Seven Samurai, The / Shichinin No Samurai





THE SEVEN SAMURAI (SHICHININ NO SAMURAI)

Japan, 1954, 160 minutes (restored version 207 minutes), Black and white.
Takashi Shimura, Toshira Mifune.
Directed by Akira Kurosawa.

The Seven Samurai is considered the masterpiece of Samurai action. It is considered a classic. It had a great influence in Japanese cinema, especially with Kurosawa himself moving into a great number of Samurai films from this period including Throne of Blood, his variation on Macbeth, Yojimbo and Sanjuro which were very influential on Sergio Leone and his Fistful of Dollars films. Kurosawa is not confined to Samurai films, making such classics as Living and adaptations of Ed McBain? with High and Low. This film was made in striking black and white. In the 1970s, Kurosawa moved to colour with two Samurai films, Ran (his version of King Lear) and Kagemusha.

The plot of the film is very simple. A village in trouble hires seven Samurai to protect it from bandits. The plot has become very familiar to western audiences in the American adaptation, The Magnificent Seven.

Kurosawa is considered one of the major film directors of the 20th century.

1. This is considered a classic Samurai film. Can you understand why? Its epic scope, its dealing with Japanese legend, with the life of the people, the vastness of the events, characterizations, an insight into the events? Which were its major successful features?

2. How well communicated was the Samurai background? The role and importance of the Samurai in Japanese society? Their attitudes and arrogance? Their skill? Their violence? The contrast with the poor? Their contrast with bandits? The need for survival, the ups and downs of the Samurai's reputation? Their nobility? What insight into the Samurai did the film give?

3. Comment on the structure of the film and its success: the portrayal of the peasants' plight, the bandits' cruelty and the desperation for the peasants; the details of the search for the Samurai and the introduction to them; the Samurai as persons; the work of the Samurai and the prosperity of the village; the siege; the deaths of the Samurai and the peasants' survival.

4. How important was the contribution of the black and white photography, the locations and their atmosphere, the atmosphere of village and Samurai, the presentation of real people in close-up, the vast amount of time of the film's duration, the musical background, the sparse dialogue and the stylistic characterisations.

5. How did the film communicate the plight of the villagers - the details of their work, information about them and their crops, their fears, their meetings, the interactions for decisions, the horror of the bandits and their robbery and massacres? The audience's identifying with the ordinary plight of the poor?

6. How entertaining were the recruiting sequences? The peasants out of place in the town, searching for Samurai, searching for poor Samurai? Their amazement at Samurai's skills? The individual Samurai - what characterised them, what communicated their individuality to the audiences? How was this done in incident and detail?

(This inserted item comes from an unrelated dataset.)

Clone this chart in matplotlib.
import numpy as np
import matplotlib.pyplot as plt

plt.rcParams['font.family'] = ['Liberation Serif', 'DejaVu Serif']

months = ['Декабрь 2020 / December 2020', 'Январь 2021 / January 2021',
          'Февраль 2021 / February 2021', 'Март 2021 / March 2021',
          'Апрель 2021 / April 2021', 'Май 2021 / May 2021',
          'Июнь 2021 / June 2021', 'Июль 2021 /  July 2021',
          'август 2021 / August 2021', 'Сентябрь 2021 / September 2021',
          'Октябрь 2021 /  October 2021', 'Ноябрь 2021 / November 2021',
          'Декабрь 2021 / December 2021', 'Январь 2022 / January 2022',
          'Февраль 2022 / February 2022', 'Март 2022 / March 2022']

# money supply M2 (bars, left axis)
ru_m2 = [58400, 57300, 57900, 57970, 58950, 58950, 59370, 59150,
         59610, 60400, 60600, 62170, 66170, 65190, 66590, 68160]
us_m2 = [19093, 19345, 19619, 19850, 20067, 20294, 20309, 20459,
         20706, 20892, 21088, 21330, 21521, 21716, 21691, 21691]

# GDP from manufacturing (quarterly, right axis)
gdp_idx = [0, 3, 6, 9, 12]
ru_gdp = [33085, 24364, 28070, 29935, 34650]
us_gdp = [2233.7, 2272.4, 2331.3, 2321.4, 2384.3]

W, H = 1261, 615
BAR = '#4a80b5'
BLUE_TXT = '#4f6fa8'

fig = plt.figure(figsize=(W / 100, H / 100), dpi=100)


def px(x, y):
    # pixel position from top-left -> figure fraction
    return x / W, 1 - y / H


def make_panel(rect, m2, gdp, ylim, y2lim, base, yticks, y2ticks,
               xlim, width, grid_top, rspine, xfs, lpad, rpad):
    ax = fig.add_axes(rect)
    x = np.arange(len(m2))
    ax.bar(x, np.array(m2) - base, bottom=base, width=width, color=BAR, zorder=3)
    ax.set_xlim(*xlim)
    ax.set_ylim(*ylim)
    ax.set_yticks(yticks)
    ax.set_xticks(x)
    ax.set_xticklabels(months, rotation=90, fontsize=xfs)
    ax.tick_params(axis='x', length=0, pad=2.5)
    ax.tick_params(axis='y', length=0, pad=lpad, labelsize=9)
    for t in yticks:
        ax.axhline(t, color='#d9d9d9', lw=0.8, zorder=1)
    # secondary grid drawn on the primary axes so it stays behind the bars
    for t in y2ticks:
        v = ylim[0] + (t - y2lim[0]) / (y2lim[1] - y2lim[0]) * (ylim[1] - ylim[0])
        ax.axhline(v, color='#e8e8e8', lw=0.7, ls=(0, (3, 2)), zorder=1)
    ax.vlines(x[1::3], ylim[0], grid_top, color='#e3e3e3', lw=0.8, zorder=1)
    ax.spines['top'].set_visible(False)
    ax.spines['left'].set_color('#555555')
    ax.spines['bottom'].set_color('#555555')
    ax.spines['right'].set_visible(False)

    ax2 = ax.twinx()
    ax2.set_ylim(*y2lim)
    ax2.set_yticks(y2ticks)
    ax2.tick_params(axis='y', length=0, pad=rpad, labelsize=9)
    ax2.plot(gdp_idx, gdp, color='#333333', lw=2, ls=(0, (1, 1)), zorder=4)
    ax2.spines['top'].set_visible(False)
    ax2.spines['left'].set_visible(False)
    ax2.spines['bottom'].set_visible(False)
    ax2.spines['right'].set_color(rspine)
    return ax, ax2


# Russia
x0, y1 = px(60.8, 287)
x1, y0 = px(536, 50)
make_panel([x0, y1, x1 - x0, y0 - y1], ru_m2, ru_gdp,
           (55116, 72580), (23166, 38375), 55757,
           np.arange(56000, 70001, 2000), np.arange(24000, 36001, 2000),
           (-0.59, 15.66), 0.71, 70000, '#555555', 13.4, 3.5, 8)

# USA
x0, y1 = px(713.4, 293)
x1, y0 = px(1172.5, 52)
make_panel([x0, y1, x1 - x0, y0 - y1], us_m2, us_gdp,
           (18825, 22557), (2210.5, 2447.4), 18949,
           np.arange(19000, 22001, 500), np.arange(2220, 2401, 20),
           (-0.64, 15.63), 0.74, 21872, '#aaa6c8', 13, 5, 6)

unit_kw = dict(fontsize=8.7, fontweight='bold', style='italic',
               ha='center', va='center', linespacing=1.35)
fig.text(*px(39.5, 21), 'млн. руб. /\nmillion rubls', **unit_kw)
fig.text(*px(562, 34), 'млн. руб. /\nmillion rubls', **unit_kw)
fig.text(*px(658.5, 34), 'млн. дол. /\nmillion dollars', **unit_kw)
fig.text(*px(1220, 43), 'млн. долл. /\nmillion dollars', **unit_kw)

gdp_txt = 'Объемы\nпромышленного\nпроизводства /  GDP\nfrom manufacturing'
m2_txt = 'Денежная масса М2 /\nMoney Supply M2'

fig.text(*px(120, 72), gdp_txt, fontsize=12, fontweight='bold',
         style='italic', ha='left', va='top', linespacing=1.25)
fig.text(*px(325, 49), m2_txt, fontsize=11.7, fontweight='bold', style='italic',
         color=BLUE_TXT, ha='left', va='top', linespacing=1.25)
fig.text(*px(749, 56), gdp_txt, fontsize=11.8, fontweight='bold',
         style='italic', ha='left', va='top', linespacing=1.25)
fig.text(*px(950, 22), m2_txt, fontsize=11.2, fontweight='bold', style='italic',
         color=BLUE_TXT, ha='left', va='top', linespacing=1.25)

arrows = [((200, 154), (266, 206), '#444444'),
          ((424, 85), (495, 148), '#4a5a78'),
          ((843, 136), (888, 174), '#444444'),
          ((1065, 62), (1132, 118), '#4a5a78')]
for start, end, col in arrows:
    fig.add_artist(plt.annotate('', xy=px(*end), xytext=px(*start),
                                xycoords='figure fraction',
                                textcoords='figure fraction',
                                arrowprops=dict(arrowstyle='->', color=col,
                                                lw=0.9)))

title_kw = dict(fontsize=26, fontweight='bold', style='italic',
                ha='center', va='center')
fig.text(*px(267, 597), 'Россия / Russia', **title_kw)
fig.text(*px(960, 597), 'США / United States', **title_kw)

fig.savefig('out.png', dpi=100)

7. How important was Kikuchyo? As a focus for the Samurai, as a peasant, his following the Samurai and his determination, his craziness and ambitions? Did his humour add to the film? How did he contrast with Samurai ideals and how did he achieve them? The possibility of audiences identifying with him?

8. The impact of the Samurai's contribution to village life, the details of the defences, the possibilities of the villagers growing their crops? The interaction of Samurai and villagers, fear, co-operation, the love story? was this convincing? What insight into human behaviour and interaction and trust did these sequences give?

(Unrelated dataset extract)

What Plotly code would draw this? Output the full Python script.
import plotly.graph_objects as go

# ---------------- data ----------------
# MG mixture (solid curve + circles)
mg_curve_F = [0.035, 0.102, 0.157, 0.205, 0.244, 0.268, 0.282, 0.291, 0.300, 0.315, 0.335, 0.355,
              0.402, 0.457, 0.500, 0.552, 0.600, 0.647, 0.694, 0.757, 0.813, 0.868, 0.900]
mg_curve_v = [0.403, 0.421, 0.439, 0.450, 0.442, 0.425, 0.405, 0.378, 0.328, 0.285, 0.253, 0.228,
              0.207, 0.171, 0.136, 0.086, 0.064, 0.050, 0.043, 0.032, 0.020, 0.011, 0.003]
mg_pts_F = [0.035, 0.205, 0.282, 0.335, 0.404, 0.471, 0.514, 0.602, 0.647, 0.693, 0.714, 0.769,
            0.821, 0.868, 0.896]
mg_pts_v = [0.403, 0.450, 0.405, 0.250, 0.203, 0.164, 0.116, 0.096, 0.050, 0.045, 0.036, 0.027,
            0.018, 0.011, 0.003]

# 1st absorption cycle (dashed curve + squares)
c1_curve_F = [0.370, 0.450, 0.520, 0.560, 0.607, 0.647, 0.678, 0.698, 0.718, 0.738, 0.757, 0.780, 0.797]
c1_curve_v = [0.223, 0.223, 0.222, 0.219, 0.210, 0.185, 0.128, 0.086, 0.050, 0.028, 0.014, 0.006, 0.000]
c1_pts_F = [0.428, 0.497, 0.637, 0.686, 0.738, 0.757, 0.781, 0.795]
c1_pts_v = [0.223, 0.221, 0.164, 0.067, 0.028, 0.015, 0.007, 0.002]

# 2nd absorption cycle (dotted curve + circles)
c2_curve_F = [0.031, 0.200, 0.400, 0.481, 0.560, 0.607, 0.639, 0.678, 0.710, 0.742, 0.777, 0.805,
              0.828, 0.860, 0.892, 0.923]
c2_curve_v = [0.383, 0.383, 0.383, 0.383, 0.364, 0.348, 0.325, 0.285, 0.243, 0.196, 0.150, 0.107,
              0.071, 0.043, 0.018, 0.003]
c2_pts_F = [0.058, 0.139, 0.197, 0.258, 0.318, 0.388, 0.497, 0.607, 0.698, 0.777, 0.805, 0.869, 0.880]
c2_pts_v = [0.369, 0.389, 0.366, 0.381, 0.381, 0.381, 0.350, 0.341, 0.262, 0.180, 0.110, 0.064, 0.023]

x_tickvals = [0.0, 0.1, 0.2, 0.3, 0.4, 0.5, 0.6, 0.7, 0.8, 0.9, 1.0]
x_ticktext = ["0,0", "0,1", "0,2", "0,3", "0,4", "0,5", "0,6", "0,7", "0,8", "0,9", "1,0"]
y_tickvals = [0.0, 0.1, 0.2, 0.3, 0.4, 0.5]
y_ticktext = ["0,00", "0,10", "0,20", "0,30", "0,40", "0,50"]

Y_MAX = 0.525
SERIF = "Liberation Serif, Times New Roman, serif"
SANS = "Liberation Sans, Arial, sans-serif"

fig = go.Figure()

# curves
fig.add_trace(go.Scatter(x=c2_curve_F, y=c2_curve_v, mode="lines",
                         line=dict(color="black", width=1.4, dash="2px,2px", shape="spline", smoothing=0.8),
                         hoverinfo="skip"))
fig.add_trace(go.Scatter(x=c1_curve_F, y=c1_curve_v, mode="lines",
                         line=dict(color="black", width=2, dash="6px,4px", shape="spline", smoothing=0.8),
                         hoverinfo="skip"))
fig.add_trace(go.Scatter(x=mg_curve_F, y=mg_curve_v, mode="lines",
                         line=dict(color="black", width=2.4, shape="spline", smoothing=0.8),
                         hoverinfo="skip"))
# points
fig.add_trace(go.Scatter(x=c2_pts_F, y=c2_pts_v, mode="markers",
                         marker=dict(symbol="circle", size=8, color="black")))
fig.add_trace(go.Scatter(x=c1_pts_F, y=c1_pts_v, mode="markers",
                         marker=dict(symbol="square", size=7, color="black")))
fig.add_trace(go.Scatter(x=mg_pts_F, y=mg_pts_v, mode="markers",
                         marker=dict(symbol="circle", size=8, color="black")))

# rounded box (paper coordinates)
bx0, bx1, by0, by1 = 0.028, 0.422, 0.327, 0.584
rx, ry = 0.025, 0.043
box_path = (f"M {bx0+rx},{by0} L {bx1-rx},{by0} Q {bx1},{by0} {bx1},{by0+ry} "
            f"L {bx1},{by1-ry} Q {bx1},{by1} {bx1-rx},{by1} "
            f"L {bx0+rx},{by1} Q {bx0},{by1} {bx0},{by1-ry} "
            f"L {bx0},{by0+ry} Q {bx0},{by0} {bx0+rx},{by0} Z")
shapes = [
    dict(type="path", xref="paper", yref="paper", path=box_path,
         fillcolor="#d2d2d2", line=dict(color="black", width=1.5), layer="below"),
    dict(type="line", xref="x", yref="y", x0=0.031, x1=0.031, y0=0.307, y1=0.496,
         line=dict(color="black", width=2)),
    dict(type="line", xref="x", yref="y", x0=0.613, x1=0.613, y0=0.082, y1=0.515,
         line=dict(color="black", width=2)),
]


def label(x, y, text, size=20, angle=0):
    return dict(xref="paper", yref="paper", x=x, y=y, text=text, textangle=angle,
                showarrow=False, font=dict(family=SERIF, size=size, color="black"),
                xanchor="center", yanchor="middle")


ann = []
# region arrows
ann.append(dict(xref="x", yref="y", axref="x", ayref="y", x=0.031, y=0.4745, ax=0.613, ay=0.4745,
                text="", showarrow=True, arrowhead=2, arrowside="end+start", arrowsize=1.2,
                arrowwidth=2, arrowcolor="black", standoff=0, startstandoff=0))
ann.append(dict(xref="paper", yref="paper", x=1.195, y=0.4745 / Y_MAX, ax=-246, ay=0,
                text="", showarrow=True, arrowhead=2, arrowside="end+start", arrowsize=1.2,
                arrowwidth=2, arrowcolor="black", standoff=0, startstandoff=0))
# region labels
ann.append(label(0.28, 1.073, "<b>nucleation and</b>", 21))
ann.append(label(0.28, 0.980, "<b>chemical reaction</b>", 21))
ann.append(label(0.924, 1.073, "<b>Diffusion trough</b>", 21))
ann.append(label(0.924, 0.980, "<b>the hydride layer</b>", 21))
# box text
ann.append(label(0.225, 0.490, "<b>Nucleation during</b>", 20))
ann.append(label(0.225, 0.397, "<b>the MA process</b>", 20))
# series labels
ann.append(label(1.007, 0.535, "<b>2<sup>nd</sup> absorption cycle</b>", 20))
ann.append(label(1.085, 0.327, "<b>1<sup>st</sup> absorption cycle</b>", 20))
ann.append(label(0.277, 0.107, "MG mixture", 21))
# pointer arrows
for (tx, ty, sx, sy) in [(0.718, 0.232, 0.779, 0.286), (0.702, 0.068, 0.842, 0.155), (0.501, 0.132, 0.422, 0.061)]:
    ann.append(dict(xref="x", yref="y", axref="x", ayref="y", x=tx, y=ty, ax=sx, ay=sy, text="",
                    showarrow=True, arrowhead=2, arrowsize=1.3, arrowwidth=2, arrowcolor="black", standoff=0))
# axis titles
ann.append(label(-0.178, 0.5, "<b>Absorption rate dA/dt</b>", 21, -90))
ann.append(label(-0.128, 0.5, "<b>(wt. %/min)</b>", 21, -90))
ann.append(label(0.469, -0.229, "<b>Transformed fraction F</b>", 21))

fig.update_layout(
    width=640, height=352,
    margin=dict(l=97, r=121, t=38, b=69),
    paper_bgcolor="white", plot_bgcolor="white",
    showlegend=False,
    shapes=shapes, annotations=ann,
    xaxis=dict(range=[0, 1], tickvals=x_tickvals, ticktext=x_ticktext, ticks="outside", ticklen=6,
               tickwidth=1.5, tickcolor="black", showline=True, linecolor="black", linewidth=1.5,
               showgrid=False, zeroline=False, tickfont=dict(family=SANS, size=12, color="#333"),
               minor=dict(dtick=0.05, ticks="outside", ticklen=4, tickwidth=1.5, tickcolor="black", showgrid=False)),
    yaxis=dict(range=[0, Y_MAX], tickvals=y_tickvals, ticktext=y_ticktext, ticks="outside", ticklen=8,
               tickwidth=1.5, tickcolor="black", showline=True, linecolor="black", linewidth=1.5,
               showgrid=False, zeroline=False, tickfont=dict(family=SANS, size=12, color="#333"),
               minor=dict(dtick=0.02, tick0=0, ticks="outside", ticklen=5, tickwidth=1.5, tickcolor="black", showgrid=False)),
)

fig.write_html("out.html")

9. The importance of the battles for the film? As a Samurai film? Samurai skill? The details of the battles?

10. What judgment did the film make about the outcome of the battles - those who remained alive, the reality of deaths, the heroism in dying for others, the peasants remaining alive with their land? What did the Samurai have? What insight into heroism did the film give?

11. What overall impression of skilfulness in film-making did this film give?